# [Given task]
Your task is to repeat all of the data exactly while excluding the pictures.

** START **

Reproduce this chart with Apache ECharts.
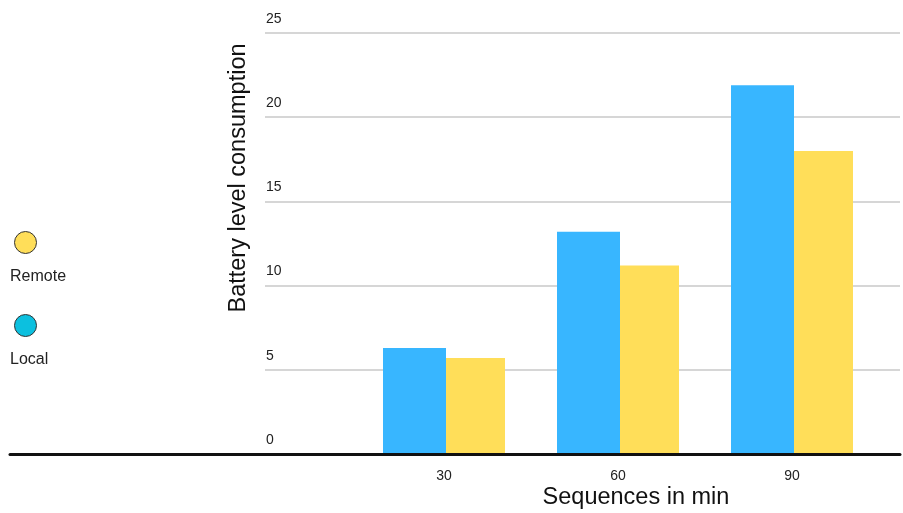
<!DOCTYPE html>
<html><head><meta charset="utf-8">
<script src="https://cdn.jsdelivr.net/npm/echarts@6/dist/echarts.min.js"></script>
<style>html,body{margin:0;padding:0;background:#fff}#c{width:903px;height:513px}</style>
</head><body><div id="c"></div>
<script>
const categories = ['30', '60', '90'];
const localValues = [6.3, 13.2, 21.9];
const remoteValues = [5.7, 11.2, 18.0];
const yTicks = [0, 5, 10, 15, 20, 25];
const seriesNames = ['Local', 'Remote'];
const legendNames = ['Remote', 'Local'];
const xTitle = 'Sequences in min';
const yTitle = 'Battery level consumption';

const FONT = '"Liberation Sans", Arial, sans-serif';
const chart = echarts.init(document.getElementById('c'));
const option = {
  animation: false,
  textStyle: { fontFamily: FONT },
  grid: [
    { left: 265, right: 3, top: 33, bottom: 59 },
    { left: 357, right: 24, top: 33, bottom: 59 },
    { left: 10, right: 3, top: 33, bottom: 59 }
  ],
  legend: {
    orient: 'vertical', left: 9, top: 226,
    itemWidth: 22, itemHeight: 22, itemGap: 60, icon: 'circle',
    formatter: () => '',
    selectedMode: false,
    data: [
      { name: legendNames[0], itemStyle: { color: '#ffde59', borderColor: '#333', borderWidth: 1 } },
      { name: legendNames[1], itemStyle: { color: '#0cc0df', borderColor: '#333', borderWidth: 1 } }
    ]
  },
  xAxis: [
    { gridIndex: 0, type: 'value', show: false, min: 0, max: 1 },
    { gridIndex: 1, type: 'category', data: categories,
      axisLine: { show: false }, axisTick: { show: false },
      axisLabel: { margin: 15, fontSize: 14, color: '#222', fontFamily: FONT } },
    { gridIndex: 2, type: 'value', min: 0, max: 1, z: 10,
      axisLine: { show: true, onZero: false, lineStyle: { color: '#111', width: 3 } },
      axisTick: { show: false }, axisLabel: { show: false }, splitLine: { show: false } }
  ],
  yAxis: [
    { gridIndex: 0, type: 'value', min: yTicks[0], max: yTicks[yTicks.length - 1], interval: 5,
      axisLine: { show: false }, axisTick: { show: false },
      splitLine: { lineStyle: { color: '#c8c8c8', width: 1.5 } },
      axisLabel: { inside: true, align: 'left', verticalAlign: 'bottom', margin: 1,
        padding: [0, 0, 7, 0], fontSize: 14, color: '#222', fontFamily: FONT } },
    { gridIndex: 1, type: 'value', min: 0, max: 25, show: false },
    { gridIndex: 2, type: 'value', min: 0, max: 25, show: false }
  ],
  series: [
    { name: seriesNames[0], type: 'bar', xAxisIndex: 1, yAxisIndex: 1, data: localValues,
      barWidth: 63, barGap: '0%', itemStyle: { color: '#38b6ff' } },
    { name: seriesNames[1], type: 'bar', xAxisIndex: 1, yAxisIndex: 1, data: remoteValues,
      barWidth: 59, barGap: '0%', itemStyle: { color: '#ffde59' } }
  ],
  graphic: [
    { type: 'text', left: 10, top: 269, style: { text: legendNames[0], fontSize: 16, fill: '#222', fontFamily: FONT } },
    { type: 'text', left: 10, top: 352, style: { text: legendNames[1], fontSize: 16, fill: '#222', fontFamily: FONT } },
    { type: 'text', x: 636, y: 498, style: { text: xTitle, fontSize: 23.5, fill: '#111', fontFamily: FONT, align: 'center', verticalAlign: 'middle' } },
    { type: 'text', x: 239, y: 178, rotation: Math.PI / 2, style: { text: yTitle, fontSize: 23.5, fill: '#111', fontFamily: FONT, align: 'center', verticalAlign: 'middle' } }
  ]
};
chart.setOption(option);
</script></body></html>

** END **

# [Solution]
Reproduce this chart with Apache ECharts.
<!DOCTYPE html>
<html><head><meta charset="utf-8">
<script src="https://cdn.jsdelivr.net/npm/echarts@6/dist/echarts.min.js"></script>
<style>html,body{margin:0;padding:0;background:#fff}#c{width:903px;height:513px}</style>
</head><body><div id="c"></div>
<script>
const categories = ['30', '60', '90'];
const localValues = [6.3, 13.2, 21.9];
const remoteValues = [5.7, 11.2, 18.0];
const yTicks = [0, 5, 10, 15, 20, 25];
const seriesNames = ['Local', 'Remote'];
const legendNames = ['Remote', 'Local'];
const xTitle = 'Sequences in min';
const yTitle = 'Battery level consumption';

const FONT = '"Liberation Sans", Arial, sans-serif';
const chart = echarts.init(document.getElementById('c'));
const option = {
  animation: false,
  textStyle: { fontFamily: FONT },
  grid: [
    { left: 265, right: 3, top: 33, bottom: 59 },
    { left: 357, right: 24, top: 33, bottom: 59 },
    { left: 10, right: 3, top: 33, bottom: 59 }
  ],
  legend: {
    orient: 'vertical', left: 9, top: 226,
    itemWidth: 22, itemHeight: 22, itemGap: 60, icon: 'circle',
    formatter: () => '',
    selectedMode: false,
    data: [
      { name: legendNames[0], itemStyle: { color: '#ffde59', borderColor: '#333', borderWidth: 1 } },
      { name: legendNames[1], itemStyle: { color: '#0cc0df', borderColor: '#333', borderWidth: 1 } }
    ]
  },
  xAxis: [
    { gridIndex: 0, type: 'value', show: false, min: 0, max: 1 },
    { gridIndex: 1, type: 'category', data: categories,
      axisLine: { show: false }, axisTick: { show: false },
      axisLabel: { margin: 15, fontSize: 14, color: '#222', fontFamily: FONT } },
    { gridIndex: 2, type: 'value', min: 0, max: 1, z: 10,
      axisLine: { show: true, onZero: false, lineStyle: { color: '#111', width: 3 } },
      axisTick: { show: false }, axisLabel: { show: false }, splitLine: { show: false } }
  ],
  yAxis: [
    { gridIndex: 0, type: 'value', min: yTicks[0], max: yTicks[yTicks.length - 1], interval: 5,
      axisLine: { show: false }, axisTick: { show: false },
      splitLine: { lineStyle: { color: '#c8c8c8', width: 1.5 } },
      axisLabel: { inside: true, align: 'left', verticalAlign: 'bottom', margin: 1,
        padding: [0, 0, 7, 0], fontSize: 14, color: '#222', fontFamily: FONT } },
    { gridIndex: 1, type: 'value', min: 0, max: 25, show: false },
    { gridIndex: 2, type: 'value', min: 0, max: 25, show: false }
  ],
  series: [
    { name: seriesNames[0], type: 'bar', xAxisIndex: 1, yAxisIndex: 1, data: localValues,
      barWidth: 63, barGap: '0%', itemStyle: { color: '#38b6ff' } },
    { name: seriesNames[1], type: 'bar', xAxisIndex: 1, yAxisIndex: 1, data: remoteValues,
      barWidth: 59, barGap: '0%', itemStyle: { color: '#ffde59' } }
  ],
  graphic: [
    { type: 'text', left: 10, top: 269, style: { text: legendNames[0], fontSize: 16, fill: '#222', fontFamily: FONT } },
    { type: 'text', left: 10, top: 352, style: { text: legendNames[1], fontSize: 16, fill: '#222', fontFamily: FONT } },
    { type: 'text', x: 636, y: 498, style: { text: xTitle, fontSize: 23.5, fill: '#111', fontFamily: FONT, align: 'center', verticalAlign: 'middle' } },
    { type: 'text', x: 239, y: 178, rotation: Math.PI / 2, style: { text: yTitle, fontSize: 23.5, fill: '#111', fontFamily: FONT, align: 'center', verticalAlign: 'middle' } }
  ]
};
chart.setOption(option);
</script></body></html>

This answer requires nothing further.